Israel has no choice but to destroy Hezbollah and its 150 000 missile stockpile when Hezbollah rains down tens of thousands of missiles on Tel Aviv and other Israeli cities as revenge for Israel destroying the Iranian nuclear weapons program or else the Hezbollah’s missile program will develop into an existential threat against Tel Aviv, Israel’s economic capital. The IDF (Israel Defense Forces) and the SDF (Syrian Democratic Forces) will need to liberate both Lebanon and Syria from Khomeinist and Ba’athist occupation and establish a Christian Aramean successor state to Lebanon, Israel would annex Median Jewish (Alawite and Druze) regions of Syria and Lebanon and the new Syria would annex the remainder of Lebanon.
Will the last Ba’athist regime fight til the bitter end and lose everything in the process? It is hard to see what would be the point of that.
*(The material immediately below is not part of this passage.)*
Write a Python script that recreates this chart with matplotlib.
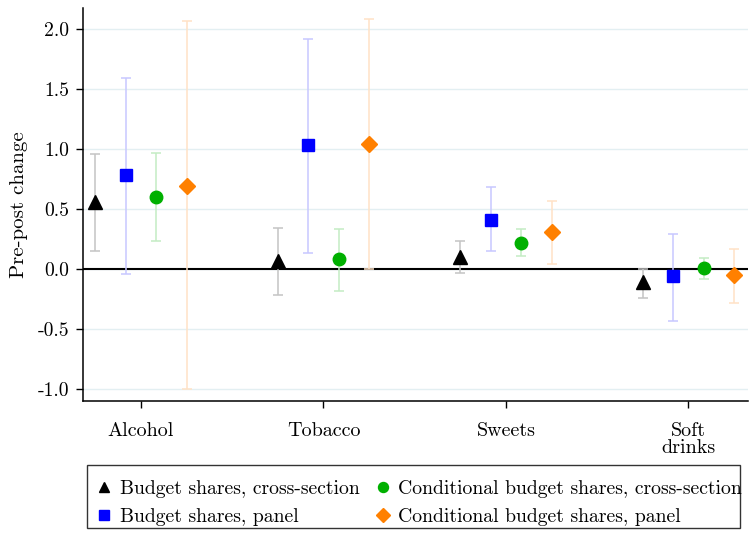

What conceivably would be attained by fighting til the bitter end? There simply would be no point since absolutely nothing whatsoever would be attained, on the contrary, everything would be lost.
Damascus is trying to raise war allies and Bashar al-Assad’s recent phone call with King Abdullah of Jordan should be seen in that light. Would even Iraq and Iran come to the aid of Syria? This is doubtful since their militaries would all be woefully crushed by the IDF. The Iranian military of course is already in Syria but it is doubtful if there will be large-scale Iranian military deployment in Syria in defense of the Crypto-Jewish Assad regime. Iran is likely to lose all assets that it deploys in Syria and Tehran knows it. While Iraq may come to the aid of “brotherly” Syria on account of allegedly being “Shia” in its regime, any Iraqi deployment in Syria will no doubt suffer a most sorry fate. In the end, Syria is unlikely to get military reinforcement from anyone, even from Iran. Bashar al-Assad is on his own because everyone knows that he is on the losing end of history and who would want to bet on the losing side of war?
This raises the question of whether Hezbollah will actually take revenge for Israel destroying the Iranian nuclear weapons program knowing that the consequences will be so calamitous for the allied Assad regime? The answer is most probably yes. The Iranian regime sees this as a great battle between good and evil and does not desist from engaging. Or else has Hezbollah become completely strategically meaningless. Because the moment Iran uses Hezbollah, Israel and the AANES can liberate Lebanon and Syria. On the other hand might Iran bide its time until Hezbollah has built up such a vast military potential that it can destroy Tel Aviv, Israel’s economic capital. However, Israel will not allow that and would therefore have no choice but to launch a preemptive war together with the AANES. Nevertheless, the presumption in Damascus and Moscow is apparently still that Tehran will unleash Hezbollah when Israel destroys Iran’s nuclear weapons program. Tehran is highly a rational strategic player but its rationality is delimited by its irrational apocalyptic ideology. This is an example where it is not rational. Either they reason that they are damned if they do or damned if they don’t or they are fatalistic and rely on Allah.
In either case does the situation look completely bleak for Assad with no allies coming to his rescue with the Russians no doubt opting to stay at their barracks throughout the war. Will Assad and the Alawite elite eventually recognize the bleak reality and accept a peaceful partition of Syria between Israel and the AANES (Autonomous Administration of North and East Syria)? The answer may turn out in the affirmative if there is enough international diplomacy. Thus is this very much up to the international community to prevent war and ensure a peaceful outcome. There is a diplomatic window of opportunity and it is wide open as the Assad regime literally is in a desperate situation and the only way out is a diplomatic resolution that will allow him to resettle in Tel Aviv with all his money within the framework of a peaceful partition of Syria. It should be remembered that Bashar is not Gaddafi or Saddam and this is a regime that knows that it is Jewish and has no cards left other than a diplomatic agreement with Israel and the AANES.
Fighting til the bitter end is no good option, in fact, it is no option at all.